After the 1997–98 school year, Johnston left for the Central Iowa Metropolitan League, and Winterset left for the Raccoon River Conference. Oskaloosa was added from the Southeast Seven Conference for the 1998–99 school year. At around 2000, the Little Hawkeye Conference was an eight team league consisting of Boone, Grinnell, Knoxville, Norwalk, Oskaloosa, Pella, Pella Christian, and Waukee.

For the 2006–07 school year, Waukee, who had recently moved up to 4A status and was one of Iowa's fastest growing school districts, left the league for the Central Iowa Metro League. They were replaced by Newton, whose recently resignation from the CIML had coincidentally opened the door for Waukee to join the conference. South Tama, formerly of the WaMaC Conference also joined the league that year, and the conference played with nine schools until Boone left in 2009 to join the Raccoon River Conference, a much better geographical and competitive fit for the school. South Tama left the conference for the North Iowa Cedar League in 2011.

Indianola High School explored the option of leaving the Central Iowa Metro League to join the league, however, in June 2010, the Indianola School Board voted unanimously to stay in the CIML. Indianola is still a 4A school, but is seeing its enrollment figures drop and is now the smallest school in the CIML. In late 2012, Dallas Center–Grimes was admitted into the league as its eighth member for the 2013–14 school year.
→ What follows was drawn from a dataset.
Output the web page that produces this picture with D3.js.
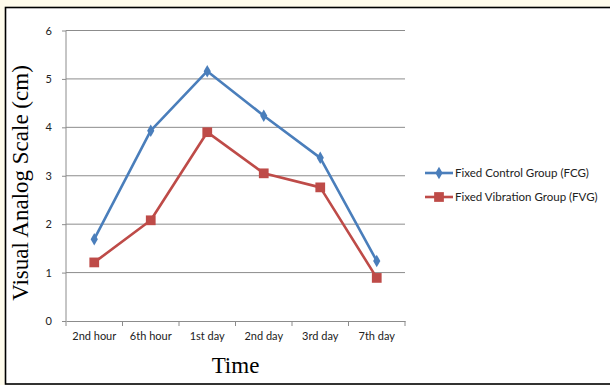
<!DOCTYPE html>
<html>
  <head>
    <meta charset="utf-8">
    <title>Visual Analog Scale over time</title>
    <script src="https://cdn.jsdelivr.net/npm/d3@7"></script>
    <style>
      body { margin: 0; background: #fffcec; }
      #chart { display: block; }
      .tick text { font-family: Lato, "Open Sans", sans-serif; font-size: 11px; fill: #222; }
      .axisTitle { font-family: "Liberation Serif", "DejaVu Serif", serif; fill: #000; }
      .legend text { font-family: Lato, "Open Sans", sans-serif; font-size: 11.5px; fill: #222; }
    </style>
  </head>

  <body>
    <svg id="chart" width="610" height="385"></svg>

    <script>
      // data
      times = ["2nd hour", "6th hour", "1st day", "2nd day", "3rd day", "7th day"];
      seriesNames = ["Fixed Control Group (FCG)", "Fixed Vibration Group (FVG)"];
      fcg = [1.69, 3.93, 5.16, 4.24, 3.37, 1.24];
      fvg = [1.21, 2.08, 3.90, 3.05, 2.76, 0.89];
      yTicks = [0, 1, 2, 3, 4, 5, 6];
      colours = ["#4a7ebb", "#be4b48"];

      chart = d3.select("#chart");

      // white frame
      chart.append("rect")
        .attr("x", 5.5)
        .attr("y", 7.5)
        .attr("width", 620)
        .attr("height", 376.5)
        .attr("fill", "#fff")
        .attr("stroke", "#000")
        .attr("stroke-width", 1.6);

      margin = {left: 66, right: 205, top: 30.5, bottom: 64};
      width = 610;
      height = 385;

      scaleX = d3.scaleBand()
        .domain(times)
        .range([margin.left, width - margin.right]);

      scaleY = d3.scaleLinear()
        .domain([0, 6])
        .range([height - margin.bottom, margin.top]);

      // gridlines
      chart.append("g")
        .selectAll("line")
          .data(yTicks.filter(d => d > 0))
        .enter().append("line")
          .attr("x1", margin.left)
          .attr("x2", width - margin.right)
          .attr("y1", d => scaleY(d))
          .attr("y2", d => scaleY(d))
          .attr("stroke", "#8c8c8c")
          .attr("stroke-width", 1);

      // y axis
      axisY = d3.axisLeft(scaleY)
        .tickValues(yTicks)
        .tickFormat(d3.format("d"))
        .tickSize(4)
        .tickPadding(10);
      yAxisGroup = chart.append("g")
        .attr("transform", "translate(" + margin.left + ",0)")
        .call(axisY);
      yAxisGroup.select(".domain").attr("stroke", "#8c8c8c").attr("d",
        "M0," + scaleY(0) + "V" + scaleY(6));
      yAxisGroup.selectAll(".tick line").attr("stroke", "#8c8c8c");

      // x axis
      axisX = d3.axisBottom(scaleX)
        .tickSize(0)
        .tickPadding(11);
      xAxisGroup = chart.append("g")
        .attr("transform", "translate(0," + scaleY(0) + ")")
        .call(axisX);
      xAxisGroup.select(".domain").attr("stroke", "#8c8c8c");

      // x boundary ticks
      boundaries = times.map(d => scaleX(d)).concat([scaleX.range()[1]]);
      chart.append("g")
        .selectAll("line")
          .data(boundaries)
        .enter().append("line")
          .attr("x1", d => d)
          .attr("x2", d => d)
          .attr("y1", scaleY(0))
          .attr("y2", scaleY(0) + 5)
          .attr("stroke", "#8c8c8c");

      // axis titles
      chart.append("text")
        .classed("axisTitle", true)
        .attr("x", (margin.left + width - margin.right) / 2)
        .attr("y", 373)
        .attr("text-anchor", "middle")
        .style("font-size", "23px")
        .text("Time");

      chart.append("text")
        .classed("axisTitle", true)
        .attr("transform", "translate(28," + 183 + ") rotate(-90)")
        .attr("text-anchor", "middle")
        .style("font-size", "23px")
        .text("Visual Analog Scale (cm)");

      // series
      line = d3.line()
        .x((d, i) => scaleX(times[i]) + scaleX.bandwidth() / 2)
        .y(d => scaleY(d));

      [fcg, fvg].forEach(function(values, s) {
        chart.append("path")
          .datum(values)
          .attr("d", line)
          .attr("fill", "none")
          .attr("stroke", colours[s])
          .attr("stroke-width", 2.6)
          .attr("stroke-linejoin", "round");

        markers = chart.append("g")
          .selectAll("path")
            .data(values)
          .enter().append("path")
            .attr("transform", (d, i) => "translate(" +
              (scaleX(times[i]) + scaleX.bandwidth() / 2) + "," + scaleY(d) + ")")
            .attr("fill", colours[s]);
        if (s == 0) {
          markers.attr("d", d3.symbol(d3.symbolDiamond, 45));
        } else {
          markers.attr("d", d3.symbol(d3.symbolSquare, 95));
        }
      });

      // legend
      legend = chart.append("g")
        .classed("legend", true)
        .attr("transform", "translate(425,173)");

      legendItems = legend.selectAll("g")
        .data(seriesNames)
        .enter().append("g")
          .attr("transform", (d, i) => "translate(0," + i * 24 + ")");

      legendItems.append("line")
        .attr("x1", 0)
        .attr("x2", 28)
        .attr("stroke", (d, i) => colours[i])
        .attr("stroke-width", 2.6);

      legendItems.append("path")
        .attr("transform", "translate(14,0)")
        .attr("fill", (d, i) => colours[i])
        .attr("d", (d, i) => i == 0
          ? d3.symbol(d3.symbolDiamond, 45)()
          : d3.symbol(d3.symbolSquare, 95)());

      legendItems.append("text")
        .attr("x", 30)
        .attr("dy", "0.35em")
        .text(d => d);
    </script>
  </body>
</html>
However, membership reverted to seven for the 2014–15 school year, as Knoxville moved to the South Central Conference. Indianola then joined the Conference from the CIML for the 2016–17 school year. Grinnell left for the WaMac Conference in 2023.

Although primarily a Class 3A league – that is, in sports where the state's high school athletic associations use four classes of enrollment for its post-season competitions, with Class 4A being the largest - for much of its existence, the addition of Indianola (whose enrollment solidly placed it as a Class 4A school) and the recent growth of Norwalk and Dallas Center-Grimes have changed the dynamic. Norwalk was classed 4A for the first time in 2020, while Dallas Center-Grimes followed suit in 2022; Newton has fluctuated between Class 3A and 4A at times since joining the Little Hawkeye.
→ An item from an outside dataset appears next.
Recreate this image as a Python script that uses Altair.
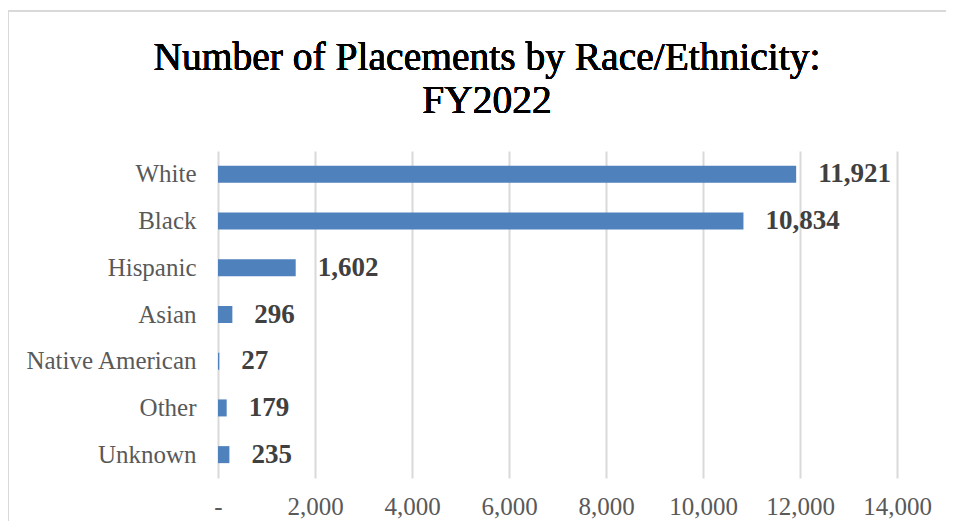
import altair as alt
import pandas as pd

categories = ["White", "Black", "Hispanic", "Asian", "Native American", "Other", "Unknown"]
values = [11921, 10834, 1602, 296, 27, 179, 235]
x_ticks = [0, 2000, 4000, 6000, 8000, 10000, 12000, 14000]
title_lines = ["Number of Placements by Race/Ethnicity:", "FY2022"]

df = pd.DataFrame({"cat": categories, "val": values})

FONT = "Liberation Serif"
W, H = 679, 327

x_enc = alt.X(
    "val:Q",
    scale=alt.Scale(domain=[0, 14000], nice=False),
    axis=alt.Axis(
        values=x_ticks,
        title=None,
        domain=False,
        ticks=False,
        grid=True,
        gridColor="#d9d9d9",
        gridWidth=2,
        labelFont=FONT,
        labelFontSize=25,
        labelColor="#595959",
        labelPadding=16,
        labelFlush=False,
        labelOverlap=False,
        labelExpr="datum.value == 0 ? '-' : format(datum.value, ',')",
    ),
)
y_enc = alt.Y(
    "cat:N",
    sort=categories,
    scale=alt.Scale(paddingInner=0.636, paddingOuter=0.318),
    axis=alt.Axis(
        title=None,
        domain=False,
        ticks=False,
        labelFont=FONT,
        labelFontSize=25,
        labelColor="#595959",
        labelPadding=22,
    ),
)

bars = alt.Chart(df).mark_bar(color="#4f81bd").encode(x=x_enc, y=y_enc)

labels = alt.Chart(df).mark_text(
    align="left", baseline="middle", dx=22, font=FONT, fontSize=27,
    fontWeight="bold", color="#404040",
).encode(x="val:Q", y=alt.Y("cat:N", sort=categories), text=alt.Text("val:Q", format=","))

title = alt.Chart(df).mark_text(
    align="center", baseline="alphabetic", font=FONT, fontSize=39.5,
    fontWeight="normal", color="#000000", lineHeight=43,
).encode(x=alt.value(269), y=alt.value(-81), text=alt.value(title_lines))

border_top = alt.Chart(df).mark_rule(color="#d9d9d9", strokeWidth=1.5).encode(
    x=alt.value(-210), x2=alt.value(780), y=alt.value(-140)
)
border_left = alt.Chart(df).mark_rule(color="#d9d9d9", strokeWidth=1.5).encode(
    x=alt.value(-210), y=alt.value(-140), y2=alt.value(420)
)

chart = alt.layer(border_top, border_left, bars, labels, title).properties(
    width=W,
    height=H,
    autosize=alt.AutoSizeParams(type="none"),
    padding={"left": 210, "top": 143, "right": 49, "bottom": 43},
).configure_view(stroke=None)

chart.save("out.html", embed_options={"renderer": "svg", "actions": False})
On April 21, 2025, Ames Community School District school board voted to leave the Iowa Alliance Conference and join the Little Hawkeye. They will be the 8th member starting in the 2026–2027 school year.

On June 6, 2025, Des Moines Christian School announced that they had officially accepted an invitation to join the Little Hawkeye Conference as their 9th member for the 2026–2027 school year. Des Moines Christian currently competes in the West Central Activities Conference.

On December 16, 2025, Pella Community School District school board voted unanimously to leave the Little Hawkeye Conference to join the Raccoon River Conference for the 2027–2028 school year. They will essentially be replacing Carroll Community School District as they depart the Raccoon River Conference for the Hawkeye 10 Conference.

It was announced on April 27, 2026 that Oskaloosa Community School District would be leaving the Little Hawkeye Conference for the Southeast Conference for the 2028-2029 school year.